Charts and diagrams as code
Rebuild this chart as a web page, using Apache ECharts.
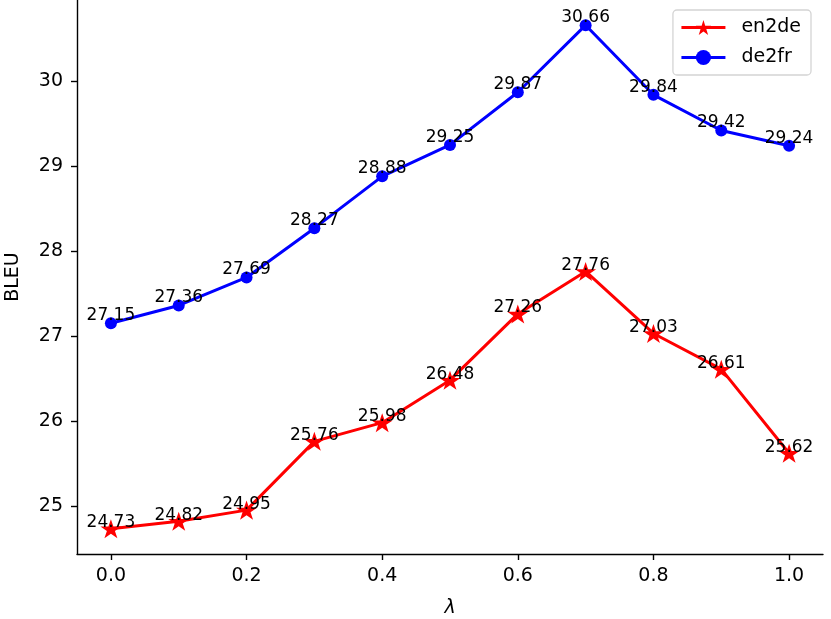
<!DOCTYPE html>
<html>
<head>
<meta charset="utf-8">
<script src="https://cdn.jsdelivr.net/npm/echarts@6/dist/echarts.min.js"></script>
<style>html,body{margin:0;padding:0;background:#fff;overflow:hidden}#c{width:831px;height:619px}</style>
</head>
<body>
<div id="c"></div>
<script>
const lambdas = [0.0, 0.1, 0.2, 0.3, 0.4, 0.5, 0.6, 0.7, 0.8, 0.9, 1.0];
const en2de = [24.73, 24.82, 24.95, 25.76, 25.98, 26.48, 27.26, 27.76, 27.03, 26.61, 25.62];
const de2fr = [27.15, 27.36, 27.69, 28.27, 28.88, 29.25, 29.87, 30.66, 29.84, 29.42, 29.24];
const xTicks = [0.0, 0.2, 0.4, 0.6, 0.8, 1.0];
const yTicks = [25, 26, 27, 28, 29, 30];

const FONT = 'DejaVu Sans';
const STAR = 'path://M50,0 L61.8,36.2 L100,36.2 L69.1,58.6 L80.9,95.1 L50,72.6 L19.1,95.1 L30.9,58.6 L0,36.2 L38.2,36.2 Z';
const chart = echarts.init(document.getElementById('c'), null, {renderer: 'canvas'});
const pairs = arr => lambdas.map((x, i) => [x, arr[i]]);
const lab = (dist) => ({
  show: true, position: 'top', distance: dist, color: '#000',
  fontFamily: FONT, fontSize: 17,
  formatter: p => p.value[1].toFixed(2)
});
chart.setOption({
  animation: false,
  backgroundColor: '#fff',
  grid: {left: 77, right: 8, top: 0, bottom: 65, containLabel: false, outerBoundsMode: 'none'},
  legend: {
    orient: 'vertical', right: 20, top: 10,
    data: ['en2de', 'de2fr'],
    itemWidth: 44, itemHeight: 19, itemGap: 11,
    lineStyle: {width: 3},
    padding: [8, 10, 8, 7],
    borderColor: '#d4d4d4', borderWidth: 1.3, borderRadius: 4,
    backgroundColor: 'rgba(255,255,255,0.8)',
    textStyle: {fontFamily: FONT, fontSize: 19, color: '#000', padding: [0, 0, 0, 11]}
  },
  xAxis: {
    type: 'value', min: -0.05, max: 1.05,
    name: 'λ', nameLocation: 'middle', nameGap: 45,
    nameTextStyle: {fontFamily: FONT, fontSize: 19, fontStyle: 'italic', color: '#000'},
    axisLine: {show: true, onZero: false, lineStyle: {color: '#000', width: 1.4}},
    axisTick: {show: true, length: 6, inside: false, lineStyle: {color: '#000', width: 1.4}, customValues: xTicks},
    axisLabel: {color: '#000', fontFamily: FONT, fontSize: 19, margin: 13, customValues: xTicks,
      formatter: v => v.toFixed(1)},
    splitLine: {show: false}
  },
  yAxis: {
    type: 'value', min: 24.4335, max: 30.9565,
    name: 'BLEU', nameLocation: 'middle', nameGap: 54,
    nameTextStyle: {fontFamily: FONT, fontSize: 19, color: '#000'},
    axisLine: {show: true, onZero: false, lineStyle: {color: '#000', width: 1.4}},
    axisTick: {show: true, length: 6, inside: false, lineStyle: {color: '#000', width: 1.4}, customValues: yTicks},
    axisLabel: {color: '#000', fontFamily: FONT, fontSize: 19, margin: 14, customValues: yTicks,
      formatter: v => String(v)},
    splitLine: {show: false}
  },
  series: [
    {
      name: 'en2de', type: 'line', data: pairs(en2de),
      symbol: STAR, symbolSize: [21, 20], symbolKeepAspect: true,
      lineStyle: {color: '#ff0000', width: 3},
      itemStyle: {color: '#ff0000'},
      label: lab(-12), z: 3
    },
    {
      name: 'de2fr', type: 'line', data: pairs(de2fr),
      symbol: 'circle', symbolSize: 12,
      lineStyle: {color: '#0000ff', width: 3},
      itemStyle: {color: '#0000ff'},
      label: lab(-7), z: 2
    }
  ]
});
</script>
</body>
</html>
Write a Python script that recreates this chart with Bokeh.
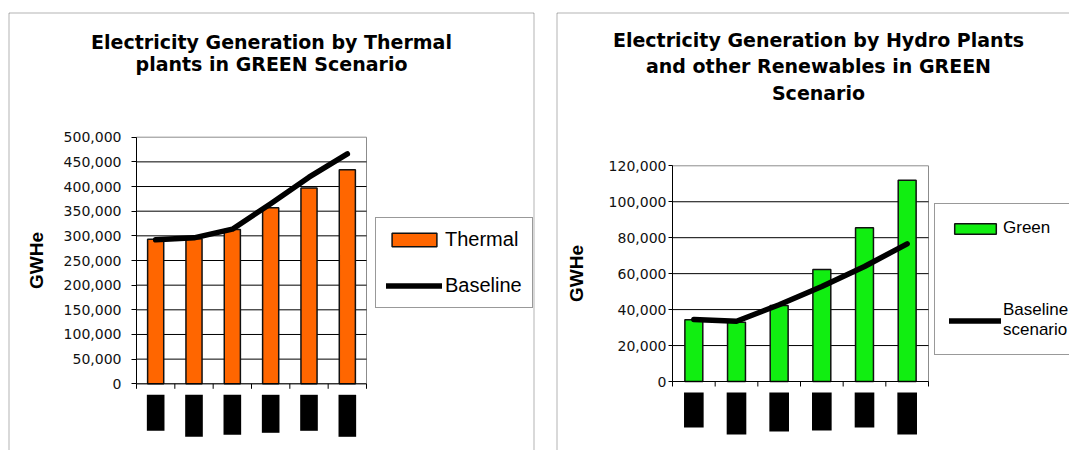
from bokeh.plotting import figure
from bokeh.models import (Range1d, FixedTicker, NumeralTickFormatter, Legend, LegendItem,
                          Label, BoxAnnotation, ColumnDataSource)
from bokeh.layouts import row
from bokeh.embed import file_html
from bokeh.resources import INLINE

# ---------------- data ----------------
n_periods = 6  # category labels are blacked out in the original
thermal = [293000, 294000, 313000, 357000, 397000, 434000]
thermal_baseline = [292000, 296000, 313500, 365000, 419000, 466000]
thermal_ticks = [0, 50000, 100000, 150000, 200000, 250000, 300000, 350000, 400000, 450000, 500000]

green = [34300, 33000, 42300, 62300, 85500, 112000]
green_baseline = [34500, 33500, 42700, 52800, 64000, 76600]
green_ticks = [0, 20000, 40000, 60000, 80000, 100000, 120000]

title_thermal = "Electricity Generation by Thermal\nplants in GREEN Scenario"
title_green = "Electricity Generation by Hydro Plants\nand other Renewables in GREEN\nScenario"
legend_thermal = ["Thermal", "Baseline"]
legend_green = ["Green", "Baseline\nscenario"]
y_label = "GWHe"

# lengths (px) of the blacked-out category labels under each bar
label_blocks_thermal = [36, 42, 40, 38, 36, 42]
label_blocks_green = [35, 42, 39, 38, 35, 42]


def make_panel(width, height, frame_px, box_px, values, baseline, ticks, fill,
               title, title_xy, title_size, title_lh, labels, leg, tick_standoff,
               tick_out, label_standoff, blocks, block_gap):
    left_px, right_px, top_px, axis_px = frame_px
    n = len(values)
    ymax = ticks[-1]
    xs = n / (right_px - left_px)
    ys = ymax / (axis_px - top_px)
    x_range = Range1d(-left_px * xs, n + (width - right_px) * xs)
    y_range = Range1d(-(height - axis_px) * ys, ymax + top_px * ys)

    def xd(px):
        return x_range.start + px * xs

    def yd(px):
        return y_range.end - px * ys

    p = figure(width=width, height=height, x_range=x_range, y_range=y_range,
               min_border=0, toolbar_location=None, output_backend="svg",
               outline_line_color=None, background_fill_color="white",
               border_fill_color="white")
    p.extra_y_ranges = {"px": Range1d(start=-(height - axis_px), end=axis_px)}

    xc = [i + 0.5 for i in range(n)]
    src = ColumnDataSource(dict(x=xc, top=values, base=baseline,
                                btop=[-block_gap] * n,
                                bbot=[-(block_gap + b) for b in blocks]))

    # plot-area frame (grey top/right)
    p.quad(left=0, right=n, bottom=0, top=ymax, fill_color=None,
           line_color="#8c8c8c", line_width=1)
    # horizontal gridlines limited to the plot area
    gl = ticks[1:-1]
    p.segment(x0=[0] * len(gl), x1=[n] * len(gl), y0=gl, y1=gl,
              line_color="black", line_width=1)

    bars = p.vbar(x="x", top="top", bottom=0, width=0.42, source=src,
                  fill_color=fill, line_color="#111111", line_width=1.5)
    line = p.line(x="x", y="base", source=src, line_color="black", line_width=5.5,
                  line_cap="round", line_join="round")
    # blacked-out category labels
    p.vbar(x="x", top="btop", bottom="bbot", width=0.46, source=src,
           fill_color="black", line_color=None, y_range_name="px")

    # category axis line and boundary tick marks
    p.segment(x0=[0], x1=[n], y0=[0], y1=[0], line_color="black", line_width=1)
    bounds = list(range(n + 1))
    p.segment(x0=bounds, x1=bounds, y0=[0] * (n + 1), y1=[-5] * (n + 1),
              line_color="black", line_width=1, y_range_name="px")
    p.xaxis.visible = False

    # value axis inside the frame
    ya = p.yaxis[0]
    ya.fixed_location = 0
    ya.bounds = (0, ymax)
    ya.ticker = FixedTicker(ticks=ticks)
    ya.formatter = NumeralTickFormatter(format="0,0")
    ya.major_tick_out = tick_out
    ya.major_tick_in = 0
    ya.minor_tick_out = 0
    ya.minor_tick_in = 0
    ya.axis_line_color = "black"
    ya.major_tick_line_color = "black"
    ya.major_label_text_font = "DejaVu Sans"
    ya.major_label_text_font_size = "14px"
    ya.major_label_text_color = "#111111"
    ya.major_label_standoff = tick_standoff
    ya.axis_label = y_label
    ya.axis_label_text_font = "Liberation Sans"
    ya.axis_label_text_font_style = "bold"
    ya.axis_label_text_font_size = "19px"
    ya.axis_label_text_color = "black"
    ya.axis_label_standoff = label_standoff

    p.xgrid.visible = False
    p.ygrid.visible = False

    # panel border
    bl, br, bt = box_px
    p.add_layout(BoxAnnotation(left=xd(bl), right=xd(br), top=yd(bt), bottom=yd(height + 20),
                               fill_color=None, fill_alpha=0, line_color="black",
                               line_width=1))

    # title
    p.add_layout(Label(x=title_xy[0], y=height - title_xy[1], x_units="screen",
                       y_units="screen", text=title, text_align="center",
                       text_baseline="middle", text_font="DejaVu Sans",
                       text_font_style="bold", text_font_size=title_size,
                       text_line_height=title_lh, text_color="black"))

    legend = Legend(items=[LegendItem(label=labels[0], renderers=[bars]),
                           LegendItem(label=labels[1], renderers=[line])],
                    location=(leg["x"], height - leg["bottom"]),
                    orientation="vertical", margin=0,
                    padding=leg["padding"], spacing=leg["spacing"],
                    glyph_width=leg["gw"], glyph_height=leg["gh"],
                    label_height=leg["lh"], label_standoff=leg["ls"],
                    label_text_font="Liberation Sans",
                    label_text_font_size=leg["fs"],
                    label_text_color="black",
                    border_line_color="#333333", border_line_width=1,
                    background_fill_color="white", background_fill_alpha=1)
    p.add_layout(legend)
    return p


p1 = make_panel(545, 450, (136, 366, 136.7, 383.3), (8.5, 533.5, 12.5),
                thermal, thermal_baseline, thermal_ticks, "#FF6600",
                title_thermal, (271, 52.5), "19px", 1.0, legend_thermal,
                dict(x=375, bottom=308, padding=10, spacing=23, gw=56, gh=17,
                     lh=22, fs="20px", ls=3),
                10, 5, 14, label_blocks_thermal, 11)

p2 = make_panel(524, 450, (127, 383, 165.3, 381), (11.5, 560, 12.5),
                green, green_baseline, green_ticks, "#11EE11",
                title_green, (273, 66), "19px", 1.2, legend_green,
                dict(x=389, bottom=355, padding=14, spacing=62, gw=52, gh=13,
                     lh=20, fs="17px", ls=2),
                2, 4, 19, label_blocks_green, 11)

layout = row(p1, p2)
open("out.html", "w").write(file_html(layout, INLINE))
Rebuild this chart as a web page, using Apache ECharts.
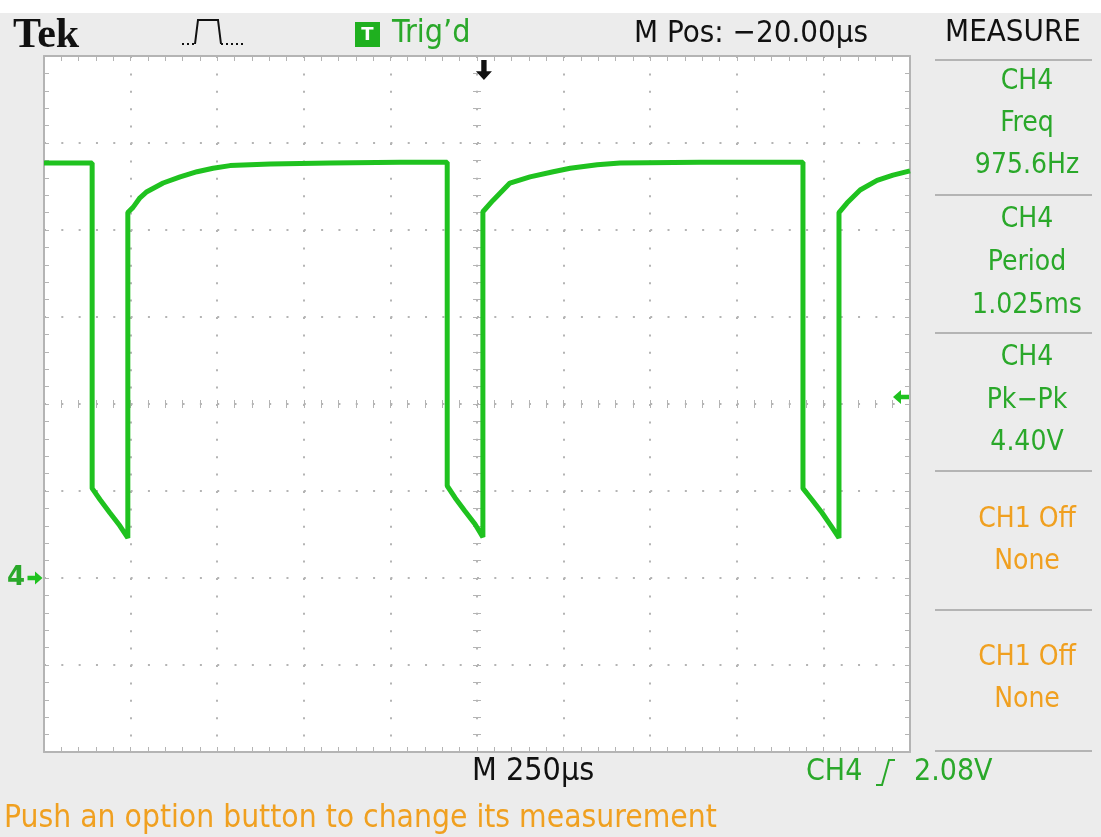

TASK DESCRIPTION:
Go to the line containing "Write a Python" and copy exactly from there through the line containing "from bokeh.resources import INLINE", both included, and nothing more. Pictures are excluded.

WORKED ANSWER:
Write a Python script that recreates this chart with Bokeh.
from bokeh.plotting import figure
from bokeh.models import (Range1d, FixedTicker, NumeralTickFormatter, Legend, LegendItem,
                          Label, BoxAnnotation, ColumnDataSource)
from bokeh.layouts import row
from bokeh.embed import file_html
from bokeh.resources import INLINE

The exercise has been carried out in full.